* The problem:
Starting at the top of the entries below, write out each line up to and including the one containing "Chart.register(...registerables);". Leave the pictures out.
— BEGIN Dataset records —
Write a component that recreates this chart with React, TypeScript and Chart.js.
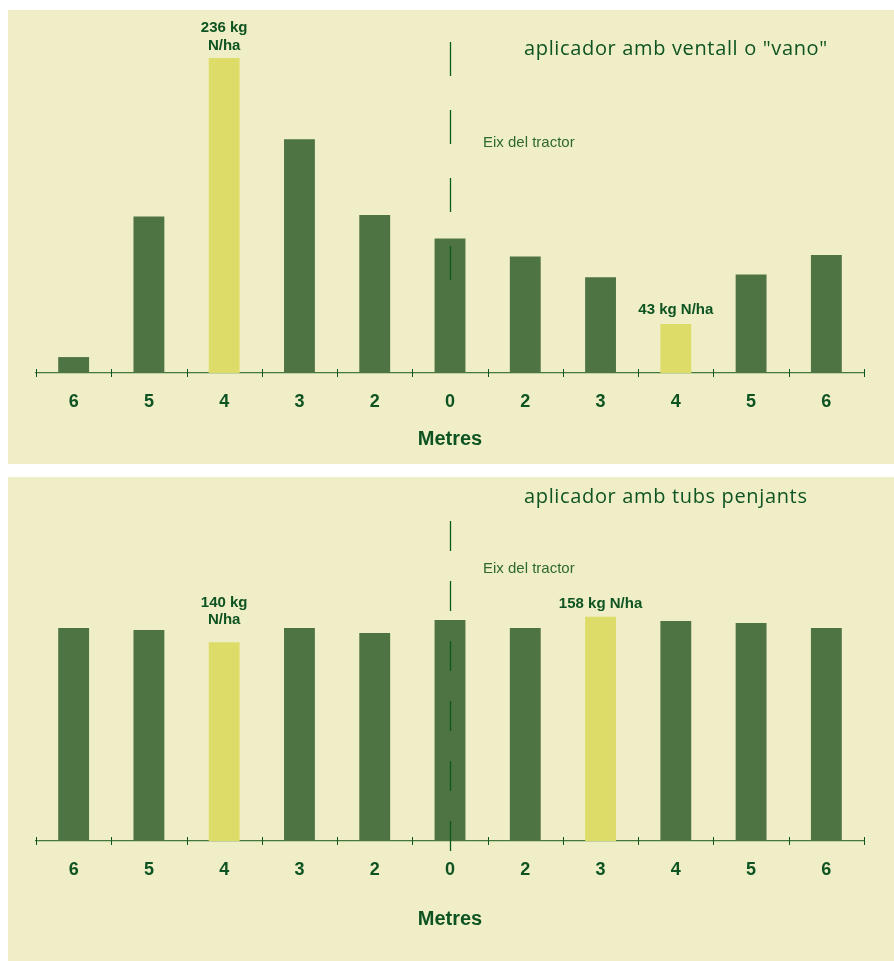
import { useEffect, useRef } from "react";
import { Chart, registerables } from "chart.js";

Chart.register(...registerables);

// ---------- data ----------
const categories = ["6", "5", "4", "3", "2", "0", "2", "3", "4", "5", "6"];
// kg N/ha applied at each distance from the tractor axis
const vanoValues = [19, 121, 236, 177, 122, 105, 92, 77, 43, 79, 93];
const tubsValues = [150, 148.6, 140, 150, 146.5, 155.6, 150, 158, 155, 153.5, 150];
const vanoHighlight = [2, 8];
const tubsHighlight = [2, 7];
const vanoNotes = [["236 kg", "N/ha"], ["43 kg N/ha"]];
const tubsNotes = [["140 kg", "N/ha"], ["158 kg N/ha"]];
const vanoTitle = 'aplicador amb ventall o "vano"';
const tubsTitle = "aplicador amb tubs penjants";
const axisLabel = "Metres";
const axisNote = "Eix del tractor";
const centerIndex = 5;

// ---------- styles ----------
const BG = "#f0eec6";
const DARK = "#4e7444";
const YELLOW = "#dedc68";
const TEXT = "#0e5422";
const LIGHT_TEXT = "#2f6a2c";
const AXIS = "#3f7a3a";
const SANS = "'Liberation Sans', Arial, Helvetica, sans-serif";
const TITLE_FONT = "'Open Sans', 'Noto Sans', sans-serif";

type PanelCfg = {
  left: number;
  top: number;
  width: number;
  height: number;
  values: number[];
  highlight: number[];
  notes: string[][];
  noteOffsets: number[][];
  title: string;
  titleX: number;
  titleBaseline: number;
  noteX: number;
  noteBaseline: number;
  yMin: number;
  yMax: number;
  pad: { top: number; bottom: number; left: number; right: number };
  axisHeight: number;
  dashFrom: number; // offset from chart-area top
  dashTo: number;
  dash: number;
};

const panels: PanelCfg[] = [
  {
    left: 8,
    top: 10,
    width: 886,
    height: 454,
    values: vanoValues,
    highlight: vanoHighlight,
    notes: vanoNotes,
    noteOffsets: [[30, 12], [14]],
    title: vanoTitle,
    titleX: 516,
    titleBaseline: 45,
    noteX: 475,
    noteBaseline: 137,
    yMin: 7.45,
    yMax: 256.3,
    pad: { top: 20, bottom: 13, left: 28, right: 30 },
    axisHeight: 78,
    dashFrom: 12,
    dashTo: 250,
    dash: 34,
  },
  {
    left: 8,
    top: 477,
    width: 886,
    height: 484,
    values: tubsValues,
    highlight: tubsHighlight,
    notes: tubsNotes,
    noteOffsets: [[39, 22], [13]],
    title: tubsTitle,
    titleX: 516,
    titleBaseline: 26,
    noteX: 475,
    noteBaseline: 96,
    yMin: 0,
    yMax: 242.25,
    pad: { top: 20, bottom: 30, left: 28, right: 30 },
    axisHeight: 90,
    dashFrom: 24,
    dashTo: 354,
    dash: 30,
  },
];

function Panel({ cfg }: { cfg: PanelCfg }) {
  const ref = useRef<HTMLCanvasElement | null>(null);

  useEffect(() => {
    const canvas = ref.current;
    if (!canvas) return;

    const overlay = {
      id: "overlay",
      afterDatasetsDraw(chart: any) {
        const ctx = chart.ctx as CanvasRenderingContext2D;
        const area = chart.chartArea;
        const xs = chart.scales.x;
        const meta = chart.getDatasetMeta(0);
        const half = (xs.getPixelForValue(1) - xs.getPixelForValue(0)) / 2;
        ctx.save();

        // tick marks at category boundaries
        ctx.strokeStyle = TEXT;
        ctx.lineWidth = 1;
        for (let i = 0; i <= categories.length; i++) {
          const px = Math.round(xs.getPixelForValue(0) - half + i * 2 * half) + 0.5;
          ctx.beginPath();
          ctx.moveTo(px, area.bottom - 4);
          ctx.lineTo(px, area.bottom + 4);
          ctx.stroke();
        }

        // tractor axis (dashed)
        const cx = Math.round(xs.getPixelForValue(centerIndex)) + 0.5;
        ctx.strokeStyle = "#0a5a1c";
        ctx.lineWidth = 1.3;
        ctx.setLineDash([cfg.dash, cfg.dash]);
        ctx.beginPath();
        ctx.moveTo(cx, area.top + cfg.dashFrom);
        ctx.lineTo(cx, area.top + cfg.dashTo);
        ctx.stroke();
        ctx.setLineDash([]);

        // value notes over highlighted bars
        ctx.fillStyle = TEXT;
        ctx.font = `bold 15px ${SANS}`;
        ctx.textAlign = "center";
        ctx.textBaseline = "middle";
        cfg.highlight.forEach((idx, k) => {
          const bar = meta.data[idx];
          cfg.notes[k].forEach((line, j) => {
            ctx.fillText(line, bar.x, bar.y - cfg.noteOffsets[k][j]);
          });
        });

        // panel title
        ctx.textAlign = "left";
        ctx.textBaseline = "alphabetic";
        ctx.font = `20px ${TITLE_FONT}`;
        (ctx as any).letterSpacing = "0.65px";
        ctx.fillStyle = TEXT;
        ctx.fillText(cfg.title, cfg.titleX, cfg.titleBaseline);
        (ctx as any).letterSpacing = "0px";

        // axis note
        ctx.font = `15px ${SANS}`;
        ctx.fillStyle = LIGHT_TEXT;
        ctx.fillText(axisNote, cfg.noteX, cfg.noteBaseline);
        ctx.restore();
      },
    };

    const chart = new Chart(canvas, {
      type: "bar",
      data: {
        labels: categories,
        datasets: [
          {
            data: cfg.values,
            backgroundColor: cfg.values.map((_, i) =>
              cfg.highlight.includes(i) ? YELLOW : DARK
            ),
            borderWidth: 0,
            categoryPercentage: 1,
            barPercentage: 0.41,
          },
        ],
      },
      options: {
        responsive: false,
        animation: false,
        devicePixelRatio: 1,
        layout: { padding: cfg.pad },
        plugins: {
          legend: { display: false },
          tooltip: { enabled: false },
          title: { display: false },
        },
        scales: {
          y: { display: false, min: cfg.yMin, max: cfg.yMax },
          x: {
            offset: true,
            grid: { display: false, drawTicks: false },
            border: { display: true, color: AXIS, width: 1.3 },
            ticks: {
              color: TEXT,
              padding: 18,
              font: { family: SANS, size: 18, weight: "bold" },
              maxRotation: 0,
              autoSkip: false,
            },
            title: {
              display: true,
              text: axisLabel,
              color: TEXT,
              padding: 0,
              font: { family: SANS, size: 20, weight: "bold" },
            },
            afterFit: (scale: any) => {
              scale.height = cfg.axisHeight;
            },
          },
        },
      },
      plugins: [overlay],
    } as any);

    return () => chart.destroy();
  }, [cfg]);

  return (
    <div
      style={{
        position: "absolute",
        left: cfg.left,
        top: cfg.top,
        width: cfg.width,
        height: cfg.height,
        background: BG,
        overflow: "hidden",
      }}
    >
      <canvas
        ref={ref}
        width={cfg.width}
        height={cfg.height}
        style={{ display: "block", width: cfg.width, height: cfg.height }}
      />
    </div>
  );
}

export default function App() {
  return (
    <div
      style={{
        position: "fixed",
        left: 0,
        top: 0,
        width: 894,
        height: 961,
        overflow: "hidden",
        background: "#ffffff",
      }}
    >
      {panels.map((p, i) => (
        <Panel key={i} cfg={p} />
      ))}
    </div>
  );
}
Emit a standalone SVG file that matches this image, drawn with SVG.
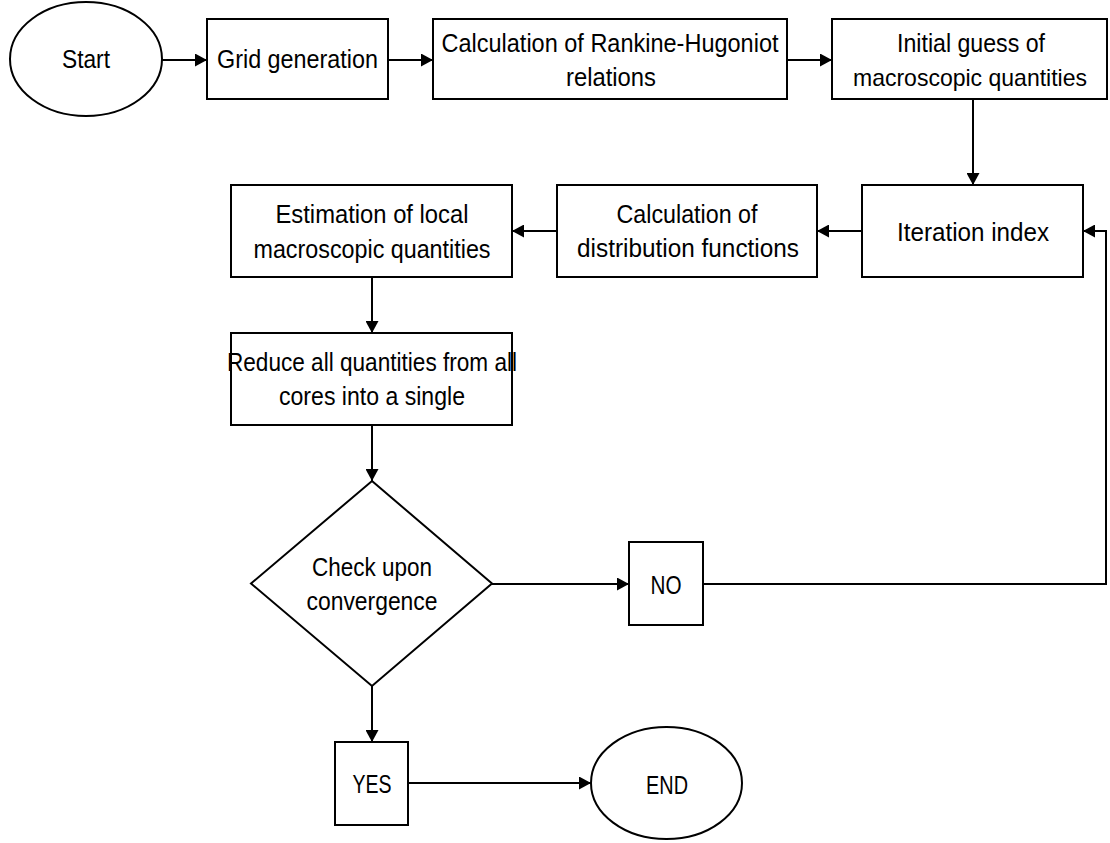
<svg xmlns="http://www.w3.org/2000/svg" width="1110" height="843" viewBox="0 0 1110 843">
  <style>
    .shape { fill: #ffffff; stroke: #000000; stroke-width: 2; }
    .conn { fill: none; stroke: #000000; stroke-width: 2; }
    text { font-family: "Liberation Sans", Arial, sans-serif; font-size: 26px; fill: #000000; text-anchor: middle; }
    .snug { font-size: 24px; }
  </style>
  <defs>
    <marker id="arrow" markerWidth="12" markerHeight="13" refX="12" refY="6.5" orient="auto" markerUnits="userSpaceOnUse">
      <path d="M0,0 L12,6.5 L0,13 Z" fill="#000000"/>
    </marker>
  </defs>
  <rect width="1110" height="843" fill="#ffffff"/>

  <g id="connectors">
    <line class="conn" x1="162" y1="60" x2="207" y2="60" marker-end="url(#arrow)"/>
    <line class="conn" x1="388" y1="60" x2="433" y2="60" marker-end="url(#arrow)"/>
    <line class="conn" x1="787" y1="60" x2="832" y2="60" marker-end="url(#arrow)"/>
    <line class="conn" x1="973" y1="99" x2="973" y2="185" marker-end="url(#arrow)"/>
    <line class="conn" x1="862" y1="231" x2="817" y2="231" marker-end="url(#arrow)"/>
    <line class="conn" x1="557" y1="231" x2="512" y2="231" marker-end="url(#arrow)"/>
    <line class="conn" x1="372" y1="277" x2="372" y2="333" marker-end="url(#arrow)"/>
    <line class="conn" x1="372" y1="425" x2="372" y2="481" marker-end="url(#arrow)"/>
    <line class="conn" x1="492" y1="584" x2="629" y2="584" marker-end="url(#arrow)"/>
    <path class="conn" d="M703,584 L1106,584 L1106,231 L1083,231" marker-end="url(#arrow)"/>
    <line class="conn" x1="372" y1="686" x2="372" y2="742" marker-end="url(#arrow)"/>
    <line class="conn" x1="408" y1="783" x2="591" y2="783" marker-end="url(#arrow)"/>
  </g>

  <g id="start">
    <ellipse class="shape" cx="86" cy="59" rx="76" ry="57"/>
    <text x="86" y="68" textLength="48" lengthAdjust="spacingAndGlyphs">Start</text>
  </g>

  <g id="grid-generation">
    <rect class="shape" x="207" y="19" width="181" height="80"/>
    <text x="297.5" y="68" textLength="161" lengthAdjust="spacingAndGlyphs">Grid generation</text>
  </g>

  <g id="rankine-hugoniot">
    <rect class="shape" x="433" y="19" width="354" height="80"/>
    <text x="610" y="52" textLength="337" lengthAdjust="spacingAndGlyphs">Calculation of Rankine-Hugoniot</text>
    <text x="611" y="86" textLength="90" lengthAdjust="spacingAndGlyphs">relations</text>
  </g>

  <g id="initial-guess">
    <rect class="shape" x="832" y="19" width="275" height="80"/>
    <text x="971" y="52" textLength="148" lengthAdjust="spacingAndGlyphs">Initial guess of</text>
    <text class="snug" x="970" y="86" textLength="234" lengthAdjust="spacingAndGlyphs">macroscopic quantities</text>
  </g>

  <g id="iteration-index">
    <rect class="shape" x="862" y="185" width="221" height="92"/>
    <text x="973" y="241" textLength="152" lengthAdjust="spacingAndGlyphs">Iteration index</text>
  </g>

  <g id="distribution-functions">
    <rect class="shape" x="557" y="185" width="260" height="92"/>
    <text x="687" y="223" textLength="141" lengthAdjust="spacingAndGlyphs">Calculation of</text>
    <text x="688" y="257" textLength="222" lengthAdjust="spacingAndGlyphs">distribution functions</text>
  </g>

  <g id="local-quantities">
    <rect class="shape" x="231" y="185" width="281" height="92"/>
    <text x="372" y="223" textLength="193" lengthAdjust="spacingAndGlyphs">Estimation of local</text>
    <text x="372" y="258" textLength="237" lengthAdjust="spacingAndGlyphs">macroscopic quantities</text>
  </g>

  <g id="reduce">
    <rect class="shape" x="231" y="333" width="281" height="92"/>
    <text x="372" y="371" textLength="290" lengthAdjust="spacingAndGlyphs">Reduce all quantities from all</text>
    <text x="372" y="405" textLength="186" lengthAdjust="spacingAndGlyphs">cores into a single</text>
  </g>

  <g id="convergence-check">
    <polygon class="shape" points="372,481 492,583.5 372,686 251,583.5"/>
    <text x="372" y="576" textLength="120" lengthAdjust="spacingAndGlyphs">Check upon</text>
    <text x="372" y="610" textLength="131" lengthAdjust="spacingAndGlyphs">convergence</text>
  </g>

  <g id="no">
    <rect class="shape" x="629" y="542" width="74" height="83"/>
    <text x="666" y="594" textLength="31" lengthAdjust="spacingAndGlyphs">NO</text>
  </g>

  <g id="yes">
    <rect class="shape" x="335" y="742" width="73" height="83"/>
    <text x="372" y="793" textLength="39" lengthAdjust="spacingAndGlyphs">YES</text>
  </g>

  <g id="end">
    <ellipse class="shape" cx="666.5" cy="783" rx="75.5" ry="56"/>
    <text x="667" y="794" textLength="42" lengthAdjust="spacingAndGlyphs">END</text>
  </g>
</svg>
— END Dataset records —
* Final result:
Write a component that recreates this chart with React, TypeScript and Chart.js.
import { useEffect, useRef } from "react";
import { Chart, registerables } from "chart.js";

Chart.register(...registerables);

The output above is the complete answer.